Cette scène impromptue sur les trottoirs des beaux quartiers, racontée par une journaliste de Reporterre, est l’oeuvre d’un groupe d’activistes écolos. L’état d’urgence empêchant toute manifestation dans Paris pendant la COP21, ils ont décidé d’organiser une opération « thérapie par le rire ». Le principe est simple : rappeler que les discours que tiennent des multinationales comme Monsanto, Carrefour ou BNP Paribas ne sont pas en adéquation avec ce qu’on sait par ailleurs de leurs pratiques. «  Les discours sont copié-collés des sites internet des entreprises , explique Manu l’un des organisateurs, on n’a même pas besoin d’inventer, on se contente de rire de ces déclarations pour en montrer le caractère absurde   ».

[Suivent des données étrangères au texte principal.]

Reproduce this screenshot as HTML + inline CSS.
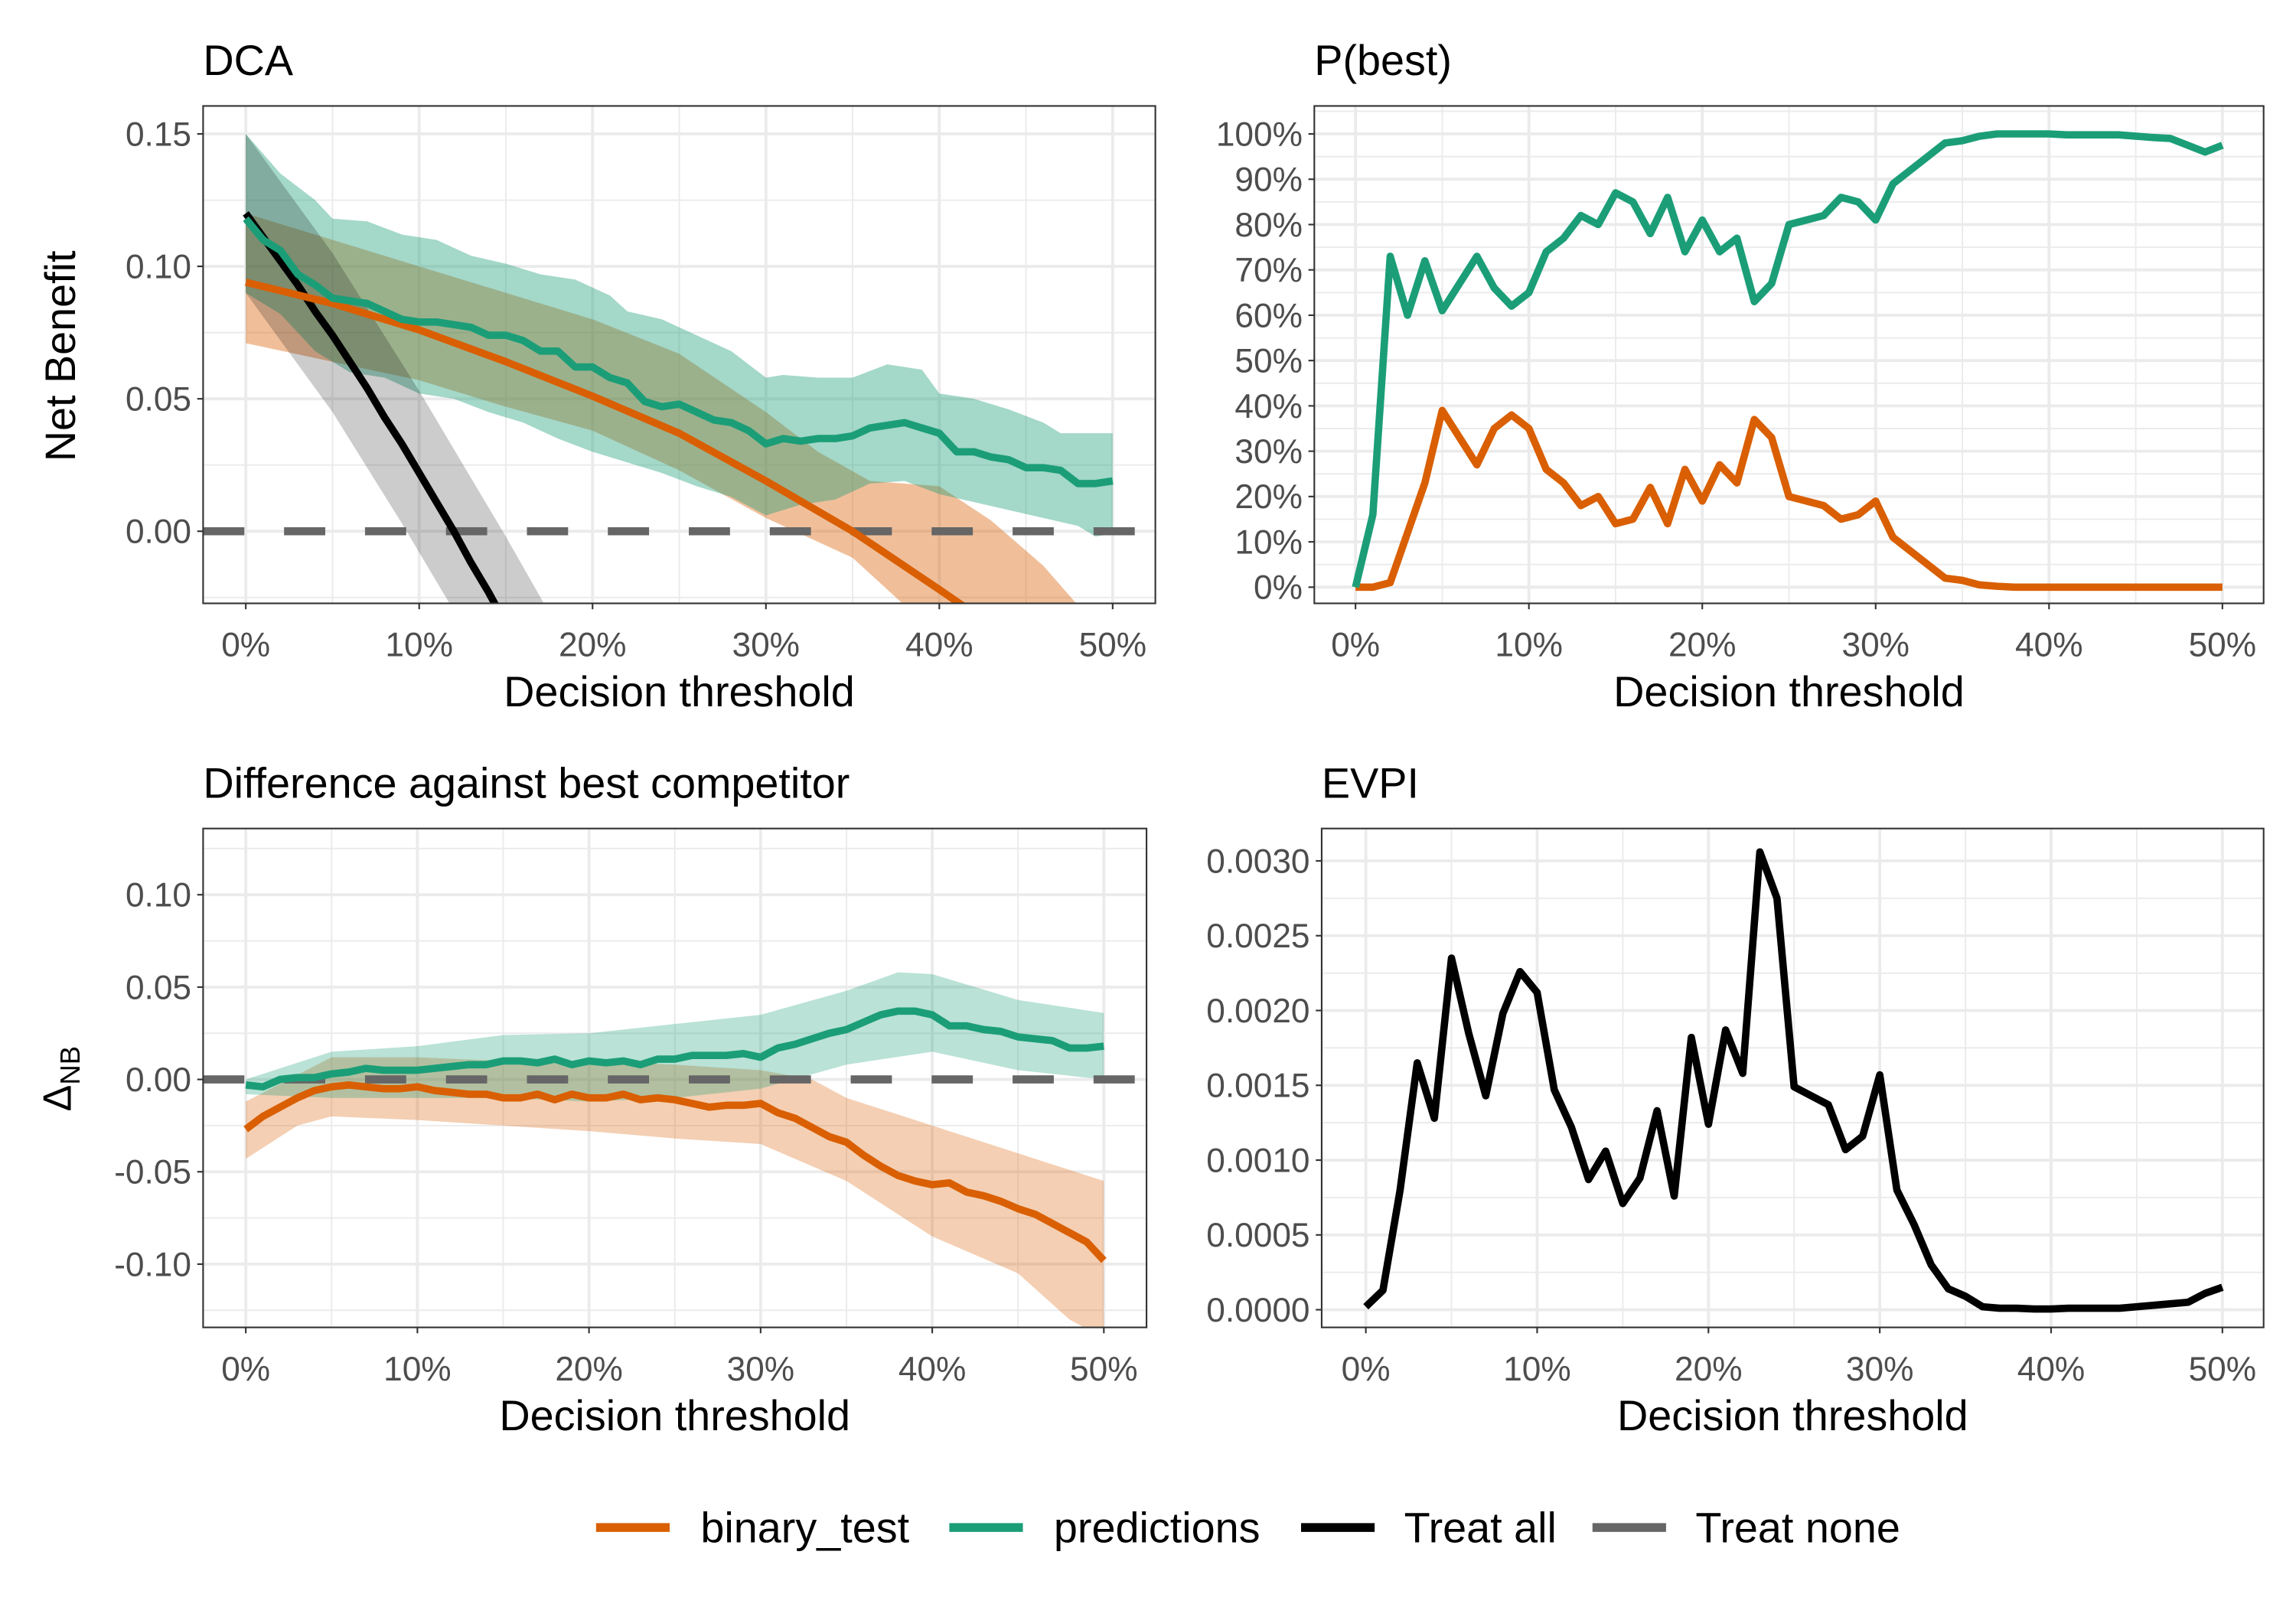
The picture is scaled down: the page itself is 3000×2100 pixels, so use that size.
<!DOCTYPE html>
<html><head><meta charset="utf-8"><style>
html,body{margin:0;padding:0;background:#fff}
svg{display:block}
text{font-family:"Liberation Sans",sans-serif}
</style></head><body>
<svg id="fig" width="3000" height="2100" viewBox="0 0 1560 1092" xmlns="http://www.w3.org/2000/svg"></svg>
<script>
// ---------- data ----------
const thresholds = Array.from({length:51},(_,i)=>i); // percent
const treatAllT = [0,1,2,3,4,5,6,7,8,9,10,11,12,13,14,15,16];
const treatAllNB = [0.12,0.111,0.102,0.093,0.083,0.074,0.064,0.054,0.043,0.033,0.022,0.011,0.0,-0.012,-0.023,-0.035,-0.047];
const treatAllUpT=[0,5,10,15,17,19]; const treatAllUp=[0.15,0.105,0.053,-0.002,-0.025,-0.05];
const treatAllLoT=[0,5,9,10,12,13]; const treatAllLo=[0.09,0.045,0.003,-0.008,-0.03,-0.04];
const predNB=[0.118,0.11,0.106,0.097,0.093,0.088,0.087,0.086,0.083,0.080,0.079,0.079,0.078,0.077,0.074,0.074,0.072,0.068,0.068,0.062,0.062,0.058,0.056,0.049,0.047,0.048,0.045,0.042,0.041,0.038,0.033,0.035,0.034,0.035,0.035,0.036,0.039,0.040,0.041,0.039,0.037,0.030,0.030,0.028,0.027,0.024,0.024,0.023,0.018,0.018,0.019];
const predUpT=[0,2,4,5,7,9,11,13,15,17,19,21,22,24,26,28,30,31,33,35,37,39,40,42,44,46,47,50];
const predUp=[0.15,0.135,0.125,0.118,0.117,0.112,0.110,0.104,0.101,0.097,0.095,0.089,0.083,0.080,0.074,0.068,0.058,0.059,0.058,0.058,0.063,0.061,0.052,0.050,0.046,0.041,0.037,0.037];
const predLoT=[0,2,4,6,8,10,12,14,16,18,20,22,24,26,28,30,32,34,36,38,40,42,44,46,48,49,50];
const predLo=[0.09,0.082,0.068,0.060,0.058,0.052,0.050,0.045,0.041,0.035,0.030,0.026,0.022,0.017,0.013,0.006,0.010,0.012,0.018,0.019,0.014,0.011,0.008,0.005,0.002,-0.002,-0.001];
const binT=[0,5,10,15,20,25,30,35,40,42,44];
const binNB=[0.094,0.086,0.076,0.064,0.051,0.037,0.019,0.0,-0.022,-0.031,-0.04];
const binUpT=[0,10,20,25,30,33,36,40,43,46,48,50]; const binUp=[0.12,0.10,0.080,0.067,0.045,0.030,0.019,0.017,0.004,-0.013,-0.028,-0.04];
const binLoT=[0,5,10,15,20,25,30,35,38,40]; const binLo=[0.071,0.064,0.057,0.047,0.038,0.023,0.005,-0.010,-0.028,-0.04];

const pbestPred=[0,16,73,60,72,61,67,73,66,62,65,74,77,82,80,87,85,78,86,74,81,74,77,63,67,80,81,82,86,85,81,89,92,95,98,98.5,99.5,100,100,100,100,99.8,99.8,99.8,99.8,99.5,99.2,99,97.5,96,97.5];
const pbestBin=[0,0,1,12,23,39,33,27,35,38,35,26,23,18,20,14,15,22,14,26,19,27,23,37,33,20,19,18,15,16,19,11,8,5,2,1.5,0.5,0.2,0,0,0,0,0,0,0,0,0,0,0,0,0];

const dPred=[-0.003,-0.004,0.0,0.001,0.001,0.003,0.004,0.006,0.005,0.005,0.005,0.006,0.007,0.008,0.008,0.010,0.010,0.009,0.011,0.008,0.010,0.009,0.010,0.008,0.011,0.011,0.013,0.013,0.013,0.014,0.012,0.017,0.019,0.022,0.025,0.027,0.031,0.035,0.037,0.037,0.035,0.029,0.029,0.027,0.026,0.023,0.022,0.021,0.017,0.017,0.018];
const dPredUpT=[0,5,10,15,20,25,30,35,38,40,45,50]; const dPredUp=[0.0,0.015,0.018,0.024,0.025,0.030,0.035,0.048,0.058,0.057,0.043,0.036];
const dPredLoT=[0,5,10,15,20,25,30,35,40,45,50]; const dPredLo=[-0.008,-0.010,-0.010,-0.010,-0.012,-0.010,-0.005,0.008,0.015,0.005,0.0];
const dBin=[-0.027,-0.02,-0.015,-0.010,-0.006,-0.004,-0.003,-0.004,-0.005,-0.005,-0.004,-0.006,-0.007,-0.008,-0.008,-0.010,-0.010,-0.008,-0.011,-0.008,-0.010,-0.010,-0.008,-0.011,-0.010,-0.011,-0.013,-0.015,-0.014,-0.014,-0.013,-0.018,-0.021,-0.026,-0.031,-0.034,-0.041,-0.047,-0.052,-0.055,-0.057,-0.056,-0.061,-0.063,-0.066,-0.070,-0.073,-0.078,-0.083,-0.088,-0.098];
const dBinUpT=[0,5,10,15,20,25,30,33,35,40,45,50]; const dBinUp=[-0.012,0.012,0.012,0.010,0.010,0.008,0.005,0.0,-0.010,-0.025,-0.040,-0.055];
const dBinLoT=[0,3,5,10,15,20,25,30,35,40,45,48,50]; const dBinLo=[-0.043,-0.025,-0.020,-0.022,-0.025,-0.028,-0.032,-0.035,-0.055,-0.085,-0.105,-0.130,-0.140];

const evpi=[0.00002,0.00013,0.0008,0.00165,0.00128,0.00235,0.00185,0.00143,0.00198,0.00226,0.00212,0.00147,0.00122,0.00087,0.00106,0.00071,0.00088,0.00133,0.00076,0.00182,0.00124,0.00187,0.00158,0.00306,0.00275,0.00149,0.00143,0.00137,0.00107,0.00116,0.00157,0.00080,0.00057,0.00030,0.00014,0.00009,0.00002,0.00001,0.00001,0.000005,0.000005,0.00001,0.00001,0.00001,0.00001,0.00002,0.00003,0.00004,0.00005,0.00011,0.00015,0.0001];

const xTicks=[0,10,20,30,40,50];
const xTickLabels=["0%","10%","20%","30%","40%","50%"];
const y1Ticks=[0,0.05,0.10,0.15]; const y1Labels=["0.00","0.05","0.10","0.15"];
const y2Ticks=[0,10,20,30,40,50,60,70,80,90,100]; const y2Labels=y2Ticks.map(v=>v+"%");
const y3Ticks=[-0.10,-0.05,0,0.05,0.10]; const y3Labels=["-0.10","-0.05","0.00","0.05","0.10"];
const y4Ticks=[0,0.0005,0.001,0.0015,0.002,0.0025,0.003]; const y4Labels=["0.0000","0.0005","0.0010","0.0015","0.0020","0.0025","0.0030"];

// ---------- drawing ----------
const NS="http://www.w3.org/2000/svg";
const fig=document.getElementById('fig');
function el(tag,attrs,parent){const e=document.createElementNS(NS,tag);for(const k in attrs)e.setAttribute(k,attrs[k]);(parent||fig).appendChild(e);return e;}
const OR="#d95f02", GR="#1b9e77";
const LW=5;
let clipId=0;
function panel(cfg){
  const g=el('g',{});
  
  
  const {L,R,T,B,x0,x1,y0,y1,v0,v1}=cfg;
  const sx=v=>x0+(x1-x0)*v/50;
  const sy=v=>y0+(y1-y0)*(v-v0)/(v1-v0);
  cfg.sx=sx; cfg.sy=sy;
  const grid=el('g',{},g);
  
  
  for(const m of cfg.yMinor){const y=sy(m); if(y>T&&y<B) el('line',{x1:L,x2:R,y1:y,y2:y,stroke:"#ebebeb","stroke-width":1},grid);}
  for(let m=5;m<=55;m+=10){const x=sx(m); if(x<R) el('line',{x1:x,x2:x,y1:T,y2:B,stroke:"#ebebeb","stroke-width":1},grid);}
  for(const m of cfg.yTicks){const y=sy(m); el('line',{x1:L,x2:R,y1:y,y2:y,stroke:"#ebebeb","stroke-width":2},grid);}
  for(const m of xTicks){const x=sx(m); el('line',{x1:x,x2:x,y1:T,y2:B,stroke:"#ebebeb","stroke-width":2},grid);}
  const cid='c'+(clipId++);
  const cp=el('clipPath',{id:cid},g); el('rect',{x:L,y:T,width:R-L,height:B-T},cp);
  const plot=el('g',{'clip-path':`url(#${cid})`},g);
  cfg.plot=plot;
  cfg.draw(cfg);
  el('rect',{x:L,y:T,width:R-L,height:B-T,fill:"none",stroke:"#333","stroke-width":1.1},g);
  xTicks.forEach((t,i)=>{const x=sx(t);
    el('line',{x1:x,x2:x,y1:B,y2:B+4,stroke:"#333","stroke-width":1.1},g);
    const tx=el('text',{x:x,y:B+36,'text-anchor':'middle','font-size':23,fill:"#4d4d4d"},g); tx.textContent=xTickLabels[i];
     });
  cfg.yTicks.forEach((t,i)=>{const y=sy(t);
    el('line',{x1:L-4,x2:L,y1:y,y2:y,stroke:"#333","stroke-width":1.1},g);
    const tx=el('text',{x:L-8,y:y+8,'text-anchor':'end','font-size':23,fill:"#4d4d4d"},g); tx.textContent=cfg.yLabels[i];
     });
  const xt=el('text',{x:(L+R)/2,y:B+70,'text-anchor':'middle','font-size':29,fill:"#000"},g); xt.textContent="Decision threshold";
   
  const tt=el('text',{x:L,y:T-21,'font-size':29,fill:"#000"},g); tt.textContent=cfg.title;
   
  return cfg;
}
function line(cfg,xs,ys,color,w,name,dash){
  const d=xs.map((x,i)=>(i?'L':'M')+cfg.sx(x).toFixed(2)+','+cfg.sy(ys[i]).toFixed(2)).join('');
  const p=el('path',{d:d,fill:'none',stroke:color,'stroke-width':w,'stroke-linejoin':'round'},cfg.plot);
  if(dash)p.setAttribute('stroke-dasharray',dash);
   
}
function band(cfg,ut,u,lt,lo,color,op,name){
  let d=ut.map((x,i)=>(i?'L':'M')+cfg.sx(x).toFixed(2)+','+cfg.sy(u[i]).toFixed(2)).join('');
  for(let i=lt.length-1;i>=0;i--) d+='L'+cfg.sx(lt[i]).toFixed(2)+','+cfg.sy(lo[i]).toFixed(2);
  const p=el('path',{d:d+'Z',fill:color,'fill-opacity':op,stroke:'none'},cfg.plot);
   
}
function hNone(cfg){
  const p=el('line',{x1:cfg.L,x2:cfg.R,y1:cfg.sy(0),y2:cfg.sy(0),stroke:'#666','stroke-width':5.5,'stroke-dasharray':'28 27'},cfg.plot);
   
}

panel({name:'dca-panel',title:'DCA',L:138,R:785,T:72,B:410,x0:167,x1:756,y0:361,y1:91,v0:0,v1:0.15,
  yTicks:y1Ticks,yLabels:y1Labels,yMinor:[-0.025,0.025,0.075,0.125],
  draw:c=>{
    band(c,binUpT,binUp,binLoT,binLo,OR,0.4,'binary-test-band');
    band(c,predUpT,predUp,predLoT,predLo,GR,0.4,'predictions-band');
    band(c,treatAllUpT,treatAllUp,treatAllLoT,treatAllLo,'#000',0.2,'treat-all-band');
    hNone(c);
    line(c,treatAllT,treatAllNB,'#000',LW,'treat-all-line');
    line(c,binT,binNB,OR,LW,'binary-test-line');
    line(c,thresholds,predNB,GR,LW,'predictions-line');
  }});
panel({name:'pbest-panel',title:'P(best)',L:893,R:1538,T:72,B:410,x0:921,x1:1510,y0:399,y1:91,v0:0,v1:100,
  yTicks:y2Ticks,yLabels:y2Labels,yMinor:[-5,5,15,25,35,45,55,65,75,85,95,105],
  draw:c=>{
    line(c,thresholds,pbestBin,OR,LW,'binary-test-pbest-line');
    line(c,thresholds,pbestPred,GR,LW,'predictions-pbest-line');
  }});
panel({name:'difference-panel',title:'Difference against best competitor',L:138,R:779,T:563,B:902,x0:167,x1:750,y0:859,y1:608,v0:-0.10,v1:0.10,
  yTicks:y3Ticks,yLabels:y3Labels,yMinor:[-0.125,-0.075,-0.025,0.025,0.075,0.125],
  draw:c=>{
    band(c,dBinUpT,dBinUp,dBinLoT,dBinLo,OR,0.3,'binary-test-diff-band');
    band(c,dPredUpT,dPredUp,dPredLoT,dPredLo,GR,0.3,'predictions-diff-band');
    hNone(c);
    line(c,thresholds,dBin,OR,LW,'binary-test-diff-line');
    line(c,thresholds,dPred,GR,LW,'predictions-diff-line');
  }});
panel({name:'evpi-panel',title:'EVPI',L:898,R:1538,T:563,B:902,x0:928,x1:1510,y0:890,y1:585,v0:0,v1:0.003,
  yTicks:y4Ticks,yLabels:y4Labels,yMinor:[0.00025,0.00075,0.00125,0.00175,0.00225,0.00275],
  draw:c=>{ line(c,thresholds,evpi,'#000',LW,'evpi-line'); }});

const yt1=el('text',{x:0,y:0,'font-size':29,'text-anchor':'middle',transform:'translate(51,242) rotate(-90)'});
yt1.textContent='Net Benefit';
 
const yt3=el('text',{x:0,y:0,'font-size':27,'text-anchor':'middle',transform:'translate(48,733) rotate(-90)'});
yt3.innerHTML='Δ<tspan font-size="19" dy="6">NB</tspan>';
 

const legendItems=[["binary_test",OR,405,476],["predictions",GR,645,716],["Treat all","#000",884,954],["Treat none","#666",1082,1152]];
const lg=el('g',{});
 
legendItems.forEach(([lab,col,kx,tx])=>{
  const k=el('line',{x1:kx,x2:kx+50,y1:1038,y2:1038,stroke:col,'stroke-width':6},lg);
   
  const t=el('text',{x:tx,y:1048,'font-size':29},lg); t.textContent=lab;
   
});
</script>
</body></html>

La petite troupe traverse les Champs Elysées et se pose à côté d’une supérette Carrefour pour jouer une nouvelle saynète. Mais alors que le comédien déclare l’attachement du géant de l’agroalimentaire à la solidarité, la santé et l’environnement, les rires sont interrompus par l’arrivée d’une quarantaine de policiers en tenue de robocop. «  Nous allons d’abord contrôler vos identités , annonce le responsable, et on verra ensuite  ». Les militants tentent de désamorcer « c’est de l’art, du théâtre de rue ! ». Pour les forces de l’ordre il s’agit d’une manifestation dans un secteur où elles sont interdites. Les contrôles vont se poursuivre pendant plus d’une heure, cinq personnes seront emmenées au poste de police et les autres escortées jusqu’au métro. En période d’état d’urgence, on a encore le droit de distribuer des tracts électoraux et de arpenter les marchés pour parler politique aux passants, mais pas de faire le clown. Inciter les autres à rire devient un trouble à l’ordre public assez grave pour que la Préfecture dépêche quatre cars de police pour le faire cesser.